When launching the financial holding company, Nonghyup announced a vision of nearly doubling net profit to 420 trillion won with annual net profit of 3.8 trillion won and raising the return-on-equity from 4 percent to 11.6 percent by 2020.

The financial group expected it could easily reach 1 trillion won in net profits last year but reported only 360 billion won. That is far less than other financial groups whose net profits, although down from the previous year, ranged between 1.6 trillion won and 2.4 trillion won. In addition, only 6 trillion won in assets have been added since the spinoff.

Nonghyup Financial Group blamed the disappointing net profit on unexpected costs of 700 billion, including a 300 billion won loan-loss reserve, 200 billion won for using the Nonghyup name and 100 billion won setting up infrastructure.

Market experts have argued that although the unfavorable economy was to blame for the disappointing performance, a lack of expertise and failure to maximize synergies among affiliates, and a widespread network were also contributing factors.

Nonghyup as an agricultural cooperative has a long history in the retail and distribution industry. However, its financial unit is still considered at an elementary level compared to competitors.

In fact, Nonghyup Financial Group’s productivity per capita is estimated at 80 percent of that of other financial groups.

Nonghyup Financial Group also gets some blame for a premature launch, according to observers. It was too preoccupied meeting the deadline for its spinoff set by law that the financial group was not yet prepared to stand alone.

In fact, the financial group was established less than a year after NH Bank suffered a major server malfunction in April 2011.

And three months after the spinoff, its President Shin Choong-shik unexpectedly resigned.

Shin, who remains as NH Bank president, was believed to have been under immense pressure as head of the larger holding company. He spent most of his time not at the holding company’s chairman office but at the bank.

When he left the chairman position, Shin said he was stepping down to focus on enhancing the competitiveness of the bank. However, there were rumors he was pushed out the door.

The vacant spot went to Shin Dong-kyu, then head of the Korea Federation of Banks. But Shin’s appointment raised questions over possible political influence, since he was a close aide to then President Lee Myung-bak and also went to the same high school as Lee’s economic mentor Kang Man-soo.

With the rough first year behind it, the financial group is confident the situation will improve.

Shin on Monday unveiled this year’s goal of 1 trillion won in net profits during the first anniversary press conference.

He said he hopes to achieve the goal through innovation, which includes allocating the work force based on ability, while raising productivity by merging or abolishing underperforming branches.

“Since we established a stable management system last year, our target could be met through management innovation,” Shin told reporters.

The financial group also plans to aggressively expand overseas.

In December, NH Bank received approval from the Vietnamese government to open an office in Hanoi.

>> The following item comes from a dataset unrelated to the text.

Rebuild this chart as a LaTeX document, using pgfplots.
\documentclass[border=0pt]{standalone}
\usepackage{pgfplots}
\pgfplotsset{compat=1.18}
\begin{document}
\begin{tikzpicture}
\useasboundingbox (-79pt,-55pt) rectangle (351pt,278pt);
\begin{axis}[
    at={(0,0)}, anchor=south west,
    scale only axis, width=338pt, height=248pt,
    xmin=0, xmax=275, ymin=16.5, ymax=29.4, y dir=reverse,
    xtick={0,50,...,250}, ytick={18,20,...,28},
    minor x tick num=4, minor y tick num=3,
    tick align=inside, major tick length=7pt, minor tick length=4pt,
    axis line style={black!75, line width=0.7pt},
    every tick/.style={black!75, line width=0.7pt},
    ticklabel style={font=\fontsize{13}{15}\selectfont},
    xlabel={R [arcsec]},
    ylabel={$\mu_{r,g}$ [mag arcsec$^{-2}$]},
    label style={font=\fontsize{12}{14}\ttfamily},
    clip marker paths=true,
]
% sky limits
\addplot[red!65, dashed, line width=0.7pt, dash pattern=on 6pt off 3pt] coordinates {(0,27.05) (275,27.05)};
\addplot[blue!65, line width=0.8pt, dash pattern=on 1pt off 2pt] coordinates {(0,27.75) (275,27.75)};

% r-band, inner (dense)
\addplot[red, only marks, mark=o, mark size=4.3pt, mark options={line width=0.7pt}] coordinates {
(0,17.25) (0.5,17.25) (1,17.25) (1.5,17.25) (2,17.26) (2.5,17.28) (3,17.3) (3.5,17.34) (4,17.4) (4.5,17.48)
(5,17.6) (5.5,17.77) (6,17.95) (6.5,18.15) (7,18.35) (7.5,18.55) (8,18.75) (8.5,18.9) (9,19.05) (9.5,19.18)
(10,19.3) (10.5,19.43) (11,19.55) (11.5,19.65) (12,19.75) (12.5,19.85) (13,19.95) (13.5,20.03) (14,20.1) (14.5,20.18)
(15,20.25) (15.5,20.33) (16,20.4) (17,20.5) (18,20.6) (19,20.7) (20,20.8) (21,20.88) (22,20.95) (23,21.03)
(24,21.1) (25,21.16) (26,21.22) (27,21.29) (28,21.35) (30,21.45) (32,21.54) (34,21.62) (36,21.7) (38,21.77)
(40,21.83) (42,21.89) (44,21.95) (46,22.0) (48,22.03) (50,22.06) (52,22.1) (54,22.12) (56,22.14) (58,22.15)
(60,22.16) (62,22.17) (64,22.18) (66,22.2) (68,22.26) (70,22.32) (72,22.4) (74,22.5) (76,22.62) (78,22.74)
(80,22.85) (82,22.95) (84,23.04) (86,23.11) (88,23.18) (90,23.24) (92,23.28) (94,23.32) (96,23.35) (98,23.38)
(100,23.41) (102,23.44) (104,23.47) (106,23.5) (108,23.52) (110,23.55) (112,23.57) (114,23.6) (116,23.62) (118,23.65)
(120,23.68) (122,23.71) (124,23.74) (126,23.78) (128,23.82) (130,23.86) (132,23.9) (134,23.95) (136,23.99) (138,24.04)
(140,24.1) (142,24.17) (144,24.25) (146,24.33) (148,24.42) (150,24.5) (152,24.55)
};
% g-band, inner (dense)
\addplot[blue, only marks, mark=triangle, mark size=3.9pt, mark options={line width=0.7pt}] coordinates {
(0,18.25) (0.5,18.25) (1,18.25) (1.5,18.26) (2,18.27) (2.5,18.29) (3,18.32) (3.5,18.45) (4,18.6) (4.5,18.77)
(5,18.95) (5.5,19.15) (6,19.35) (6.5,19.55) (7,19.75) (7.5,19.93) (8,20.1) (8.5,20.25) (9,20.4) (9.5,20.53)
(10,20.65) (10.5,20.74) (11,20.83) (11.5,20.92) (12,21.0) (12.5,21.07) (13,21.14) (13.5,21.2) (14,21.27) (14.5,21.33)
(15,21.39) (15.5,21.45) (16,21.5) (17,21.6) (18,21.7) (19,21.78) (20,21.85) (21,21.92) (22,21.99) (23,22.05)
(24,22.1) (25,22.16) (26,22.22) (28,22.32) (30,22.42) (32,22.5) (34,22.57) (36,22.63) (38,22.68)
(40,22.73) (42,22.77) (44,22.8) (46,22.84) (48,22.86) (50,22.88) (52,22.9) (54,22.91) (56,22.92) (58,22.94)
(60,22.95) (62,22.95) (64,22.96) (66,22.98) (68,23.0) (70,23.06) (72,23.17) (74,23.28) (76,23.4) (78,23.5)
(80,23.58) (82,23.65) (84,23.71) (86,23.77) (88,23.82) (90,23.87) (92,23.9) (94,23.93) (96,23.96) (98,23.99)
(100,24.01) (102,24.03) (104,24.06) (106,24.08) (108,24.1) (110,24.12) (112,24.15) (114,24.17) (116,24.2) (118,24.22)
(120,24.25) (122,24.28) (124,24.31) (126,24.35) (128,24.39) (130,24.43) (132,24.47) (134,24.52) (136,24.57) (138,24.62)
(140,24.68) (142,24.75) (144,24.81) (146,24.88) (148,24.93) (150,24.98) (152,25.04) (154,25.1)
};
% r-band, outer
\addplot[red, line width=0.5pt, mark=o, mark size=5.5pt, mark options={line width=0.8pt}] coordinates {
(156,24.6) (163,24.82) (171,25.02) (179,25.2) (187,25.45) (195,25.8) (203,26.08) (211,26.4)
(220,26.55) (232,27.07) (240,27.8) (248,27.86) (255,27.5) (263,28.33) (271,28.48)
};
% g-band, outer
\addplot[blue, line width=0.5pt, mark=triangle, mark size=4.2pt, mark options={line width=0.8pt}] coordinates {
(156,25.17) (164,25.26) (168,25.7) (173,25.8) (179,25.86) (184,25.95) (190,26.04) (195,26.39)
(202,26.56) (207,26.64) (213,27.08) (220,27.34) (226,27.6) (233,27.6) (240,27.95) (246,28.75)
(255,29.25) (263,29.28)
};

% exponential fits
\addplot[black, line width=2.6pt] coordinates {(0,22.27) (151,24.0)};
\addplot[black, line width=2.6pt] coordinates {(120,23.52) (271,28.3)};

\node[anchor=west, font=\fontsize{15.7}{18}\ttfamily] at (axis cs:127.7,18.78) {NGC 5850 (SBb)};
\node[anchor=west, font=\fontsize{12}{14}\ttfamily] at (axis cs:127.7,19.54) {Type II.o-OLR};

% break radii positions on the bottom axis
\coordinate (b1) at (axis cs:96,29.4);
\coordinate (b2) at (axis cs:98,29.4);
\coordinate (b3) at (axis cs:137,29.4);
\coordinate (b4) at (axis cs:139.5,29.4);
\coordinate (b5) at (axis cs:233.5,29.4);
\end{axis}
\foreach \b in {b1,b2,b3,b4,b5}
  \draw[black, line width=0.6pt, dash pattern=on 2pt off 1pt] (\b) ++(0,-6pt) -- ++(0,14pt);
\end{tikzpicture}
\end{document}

Last month, the bank also received the green light for an office in Beijing. Unlike branches, no commercial transactions are made at offices.

The most notable development is that it won approval in January to open its first overseas branch in New York. It will be the first time NH Bank has opened a branch where commercial transactions, including lending and deposits, is permitted.

The bank’s branch will start providing services in May. The bank has had an office in New York since December 2010.